::: DATASET EXCERPTS :::
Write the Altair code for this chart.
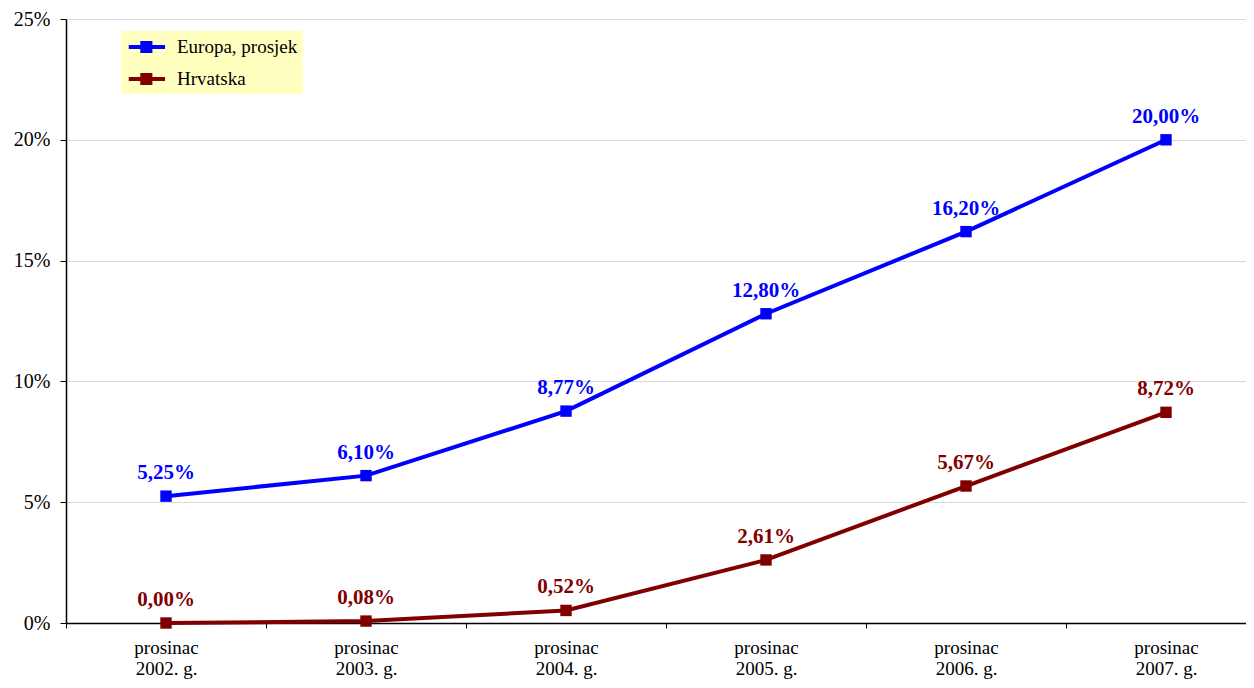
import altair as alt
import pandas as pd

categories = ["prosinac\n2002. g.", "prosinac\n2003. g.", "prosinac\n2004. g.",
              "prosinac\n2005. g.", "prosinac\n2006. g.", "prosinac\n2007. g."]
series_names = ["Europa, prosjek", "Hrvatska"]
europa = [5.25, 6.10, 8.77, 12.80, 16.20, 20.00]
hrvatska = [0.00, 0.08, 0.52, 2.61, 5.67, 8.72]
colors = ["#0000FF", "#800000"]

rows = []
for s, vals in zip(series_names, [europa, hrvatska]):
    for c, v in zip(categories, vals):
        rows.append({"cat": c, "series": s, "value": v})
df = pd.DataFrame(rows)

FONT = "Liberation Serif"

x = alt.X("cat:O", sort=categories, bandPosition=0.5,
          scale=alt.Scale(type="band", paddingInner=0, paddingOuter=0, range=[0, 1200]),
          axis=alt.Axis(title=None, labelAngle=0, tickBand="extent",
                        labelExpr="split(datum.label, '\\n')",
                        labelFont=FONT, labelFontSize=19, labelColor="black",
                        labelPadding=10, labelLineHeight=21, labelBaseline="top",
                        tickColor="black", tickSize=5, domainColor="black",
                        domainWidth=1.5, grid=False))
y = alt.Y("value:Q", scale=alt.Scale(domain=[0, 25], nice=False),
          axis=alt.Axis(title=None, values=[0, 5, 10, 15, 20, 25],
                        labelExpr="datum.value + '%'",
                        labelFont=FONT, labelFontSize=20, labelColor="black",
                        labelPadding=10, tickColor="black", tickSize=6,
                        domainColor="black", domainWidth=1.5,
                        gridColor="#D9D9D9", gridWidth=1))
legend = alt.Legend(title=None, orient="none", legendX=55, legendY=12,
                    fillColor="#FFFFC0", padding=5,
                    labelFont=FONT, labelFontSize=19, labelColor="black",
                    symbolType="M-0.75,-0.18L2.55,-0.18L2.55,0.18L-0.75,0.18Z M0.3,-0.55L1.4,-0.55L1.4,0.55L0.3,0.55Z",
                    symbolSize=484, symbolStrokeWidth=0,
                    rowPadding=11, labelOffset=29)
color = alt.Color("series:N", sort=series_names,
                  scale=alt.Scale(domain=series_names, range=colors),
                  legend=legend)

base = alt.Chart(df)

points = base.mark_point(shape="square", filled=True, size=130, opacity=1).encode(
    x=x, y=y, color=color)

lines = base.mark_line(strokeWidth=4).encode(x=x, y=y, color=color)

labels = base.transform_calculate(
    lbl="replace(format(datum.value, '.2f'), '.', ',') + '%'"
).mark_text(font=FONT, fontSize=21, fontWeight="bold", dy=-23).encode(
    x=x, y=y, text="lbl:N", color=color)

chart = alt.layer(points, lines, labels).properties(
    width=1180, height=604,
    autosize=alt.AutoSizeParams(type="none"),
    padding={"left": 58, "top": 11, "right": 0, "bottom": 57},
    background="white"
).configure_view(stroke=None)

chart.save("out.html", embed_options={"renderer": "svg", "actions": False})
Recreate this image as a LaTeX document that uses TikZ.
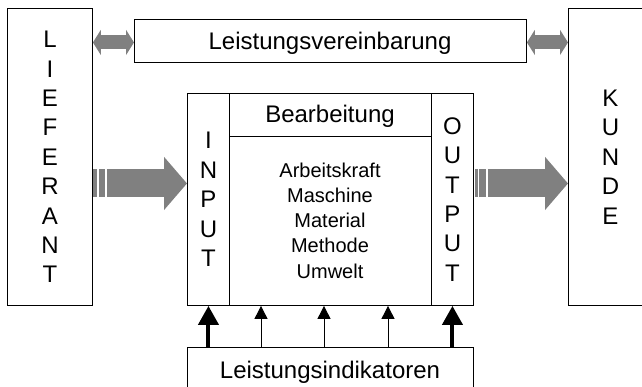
:::
WHAT THIS TASK INVOLVES: Copy all the entries word for word. Omit any pictures.

EXPECTED ANSWER:
Write the Altair code for this chart.
import altair as alt
import pandas as pd

categories = ["prosinac\n2002. g.", "prosinac\n2003. g.", "prosinac\n2004. g.",
              "prosinac\n2005. g.", "prosinac\n2006. g.", "prosinac\n2007. g."]
series_names = ["Europa, prosjek", "Hrvatska"]
europa = [5.25, 6.10, 8.77, 12.80, 16.20, 20.00]
hrvatska = [0.00, 0.08, 0.52, 2.61, 5.67, 8.72]
colors = ["#0000FF", "#800000"]

rows = []
for s, vals in zip(series_names, [europa, hrvatska]):
    for c, v in zip(categories, vals):
        rows.append({"cat": c, "series": s, "value": v})
df = pd.DataFrame(rows)

FONT = "Liberation Serif"

x = alt.X("cat:O", sort=categories, bandPosition=0.5,
          scale=alt.Scale(type="band", paddingInner=0, paddingOuter=0, range=[0, 1200]),
          axis=alt.Axis(title=None, labelAngle=0, tickBand="extent",
                        labelExpr="split(datum.label, '\\n')",
                        labelFont=FONT, labelFontSize=19, labelColor="black",
                        labelPadding=10, labelLineHeight=21, labelBaseline="top",
                        tickColor="black", tickSize=5, domainColor="black",
                        domainWidth=1.5, grid=False))
y = alt.Y("value:Q", scale=alt.Scale(domain=[0, 25], nice=False),
          axis=alt.Axis(title=None, values=[0, 5, 10, 15, 20, 25],
                        labelExpr="datum.value + '%'",
                        labelFont=FONT, labelFontSize=20, labelColor="black",
                        labelPadding=10, tickColor="black", tickSize=6,
                        domainColor="black", domainWidth=1.5,
                        gridColor="#D9D9D9", gridWidth=1))
legend = alt.Legend(title=None, orient="none", legendX=55, legendY=12,
                    fillColor="#FFFFC0", padding=5,
                    labelFont=FONT, labelFontSize=19, labelColor="black",
                    symbolType="M-0.75,-0.18L2.55,-0.18L2.55,0.18L-0.75,0.18Z M0.3,-0.55L1.4,-0.55L1.4,0.55L0.3,0.55Z",
                    symbolSize=484, symbolStrokeWidth=0,
                    rowPadding=11, labelOffset=29)
color = alt.Color("series:N", sort=series_names,
                  scale=alt.Scale(domain=series_names, range=colors),
                  legend=legend)

base = alt.Chart(df)

points = base.mark_point(shape="square", filled=True, size=130, opacity=1).encode(
    x=x, y=y, color=color)

lines = base.mark_line(strokeWidth=4).encode(x=x, y=y, color=color)

labels = base.transform_calculate(
    lbl="replace(format(datum.value, '.2f'), '.', ',') + '%'"
).mark_text(font=FONT, fontSize=21, fontWeight="bold", dy=-23).encode(
    x=x, y=y, text="lbl:N", color=color)

chart = alt.layer(points, lines, labels).properties(
    width=1180, height=604,
    autosize=alt.AutoSizeParams(type="none"),
    padding={"left": 58, "top": 11, "right": 0, "bottom": 57},
    background="white"
).configure_view(stroke=None)

chart.save("out.html", embed_options={"renderer": "svg", "actions": False})
Recreate this image as a LaTeX document that uses TikZ.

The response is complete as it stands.